London's Brent North Sea at the same maturity has lost 70 cents to $76.89.
"There is no other factor, there is no inventory number, the main driver is the currency. People are buying dollars," Eckland said.
But Eckland said that breaking the symbolic barrier of $80 a barrel was nonetheless significant.
"Eighty (dollars) is a very significant barrier, if it breaks through 80 convincingly it is probably going to go higher," he said.
The market began strongly after shooting higher last Friday in the wake of stronger-than-expected economic growth in the United States, the world's top energy consuming country.
"The United States' better-than-expected revised GDP numbers on Friday helped build confidence," said ODL analyst Marius Paun.
The US Commerce Department on Monday reported that US consumer spending rose more than expected in January, with personal expenditures up 0.5 percent.
Meanwhile the Institute for Supply Management said the US' rebounding manufacturing sector grew for the seventh consecutive month in February, albeit at a slower clip than expected.
"Further bullish news from Europe with regards to a stable jobs market has given market bulls reason to believe that the economic recovery will not pull back and demand will not wane," said Paun.
Unemployment in the 16-nation eurozone remained at 9.9 percent in January, providing more evidence that Europe's recovery from the worst recession in decades is a largely jobless one, official data showed on Monday.

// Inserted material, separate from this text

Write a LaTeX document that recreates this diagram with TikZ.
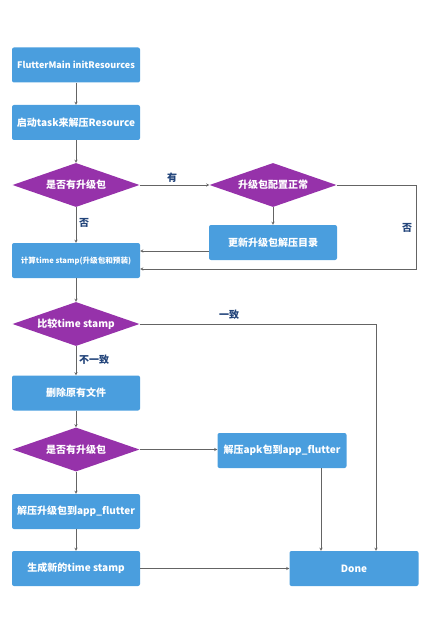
\documentclass[tikz,border=0pt]{standalone}
\usepackage{fontspec}
\setmainfont{Noto Sans CJK SC}
\usetikzlibrary{shapes,arrows,positioning,calc}
\usepackage{xcolor}
\definecolor{boxblue}{RGB}{74,158,222}
\definecolor{choicepurple}{RGB}{150,50,170}
\definecolor{labelnavy}{RGB}{34,68,122}
\definecolor{linegray}{RGB}{100,100,100}

\tikzset{
    stepbox/.style={rectangle, rounded corners=2pt, fill=boxblue, text=white, font=\fontsize{10}{11}\selectfont\bfseries, minimum width=128pt, minimum height=35pt, inner sep=1pt},
    choice/.style={diamond, aspect=3, fill=choicepurple, text=white, font=\fontsize{10}{11}\selectfont\bfseries, minimum width=127pt, minimum height=44pt, inner sep=0pt},
    flow/.style={->, >=stealth, draw=linegray, thin},
    answer/.style={text=labelnavy, font=\fontsize{10}{11}\selectfont\bfseries}
}

\begin{document}
\begin{tikzpicture}[x=1pt, y=-1pt]
    \useasboundingbox (0,0) rectangle (431,628);
    % Start and unpack
    \node[stepbox, font=\fontsize{9}{10}\selectfont\bfseries] (init) at (76,65) {FlutterMain initResources};
    \node[stepbox] (task) at (76,122.5) {启动task来解压Resource};
    \node[choice] (hasup) at (76,185) {是否有升级包};
    \node[choice] (cfgok) at (273,185) {升级包配置正常};
    \node[stepbox] (update) at (273,242.5) {更新升级包解压目录};
    \node[stepbox, font=\fontsize{7.6}{8}\selectfont\bfseries] (calc) at (76,260.5) {计算time stamp(升级包和预装)};
    % Compare and extract
    \node[choice] (cmp) at (76,324) {比较time stamp};
    \node[stepbox] (del) at (76,393) {删除原有文件};
    \node[choice] (hasup2) at (76,449.5) {是否有升级包};
    \node[stepbox, minimum width=129pt] (apk) at (282,450.5) {解压apk包到app\_flutter};
    \node[stepbox] (unzip) at (76,511.5) {解压升级包到app\_flutter};
    \node[stepbox] (gen) at (76,568.5) {生成新的time stamp};
    \node[stepbox, minimum width=129pt] (done) at (354,568.5) {Done};

    % Connectors
    \draw[flow] (init) -- (task);
    \draw[flow] (task) -- (hasup);
    \draw[flow] (hasup) -- (calc);
    \draw[flow] (hasup) -- (cfgok);
    \draw[flow] (cfgok) -- (update);
    \draw[flow] ([yshift=-8.5pt]update.west) -- ([yshift=-8.5pt]update.west -| calc.east);
    \draw[flow] (cfgok.east) -| ([xshift=276pt,yshift=-8.5pt]calc.east) -- ([yshift=-8.5pt]calc.east);
    \draw[flow] (calc) -- (cmp);
    \draw[flow] (cmp) -- (del);
    \draw[flow] (cmp.east) -| ([xshift=22pt]done.north);
    \draw[flow] (del) -- (hasup2);
    \draw[flow] (hasup2) -- (apk.west |- hasup2);
    \draw[flow] (hasup2) -- (unzip);
    \draw[flow] (unzip) -- (gen);
    \draw[flow] (gen) -- (done);
    \draw[flow] ([xshift=39pt]apk.south) -- ([xshift=39pt]apk.south |- done.north);

    % Answers
    \node[answer] (yes1) at (172,178) {有};
    \node[answer] (no1) at (84,223) {否};
    \node[answer] (no2) at (407,228) {否};
    \node[answer] (same) at (229,315) {一致};
    \node[answer] (diff) at (94,360) {不一致};
\end{tikzpicture}
\end{document}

The crumb of comfort was that December's first estimate of a double-digit unemployment rate was revised back to 9.9 percent.
On Friday, New York crude had rallied $1.49 and London Brent gained $1.30, after revised data showed the US economy grew 5.9 percent in the fourth quarter of 2009 -- 0.2 percentage points more than the initial estimate.
Despite rising prices, analysts said the market could be hit by a report showing that China's manufacturing sector posted slower-than-expected growth in February. China is the world's second biggest energy consuming nation.
China's official purchasing managers index fell to 52 in February from 55.8 in January as the sector slowed due to factory closures during the Lunar New Year holidays.
A reading of above 50 indicates growth.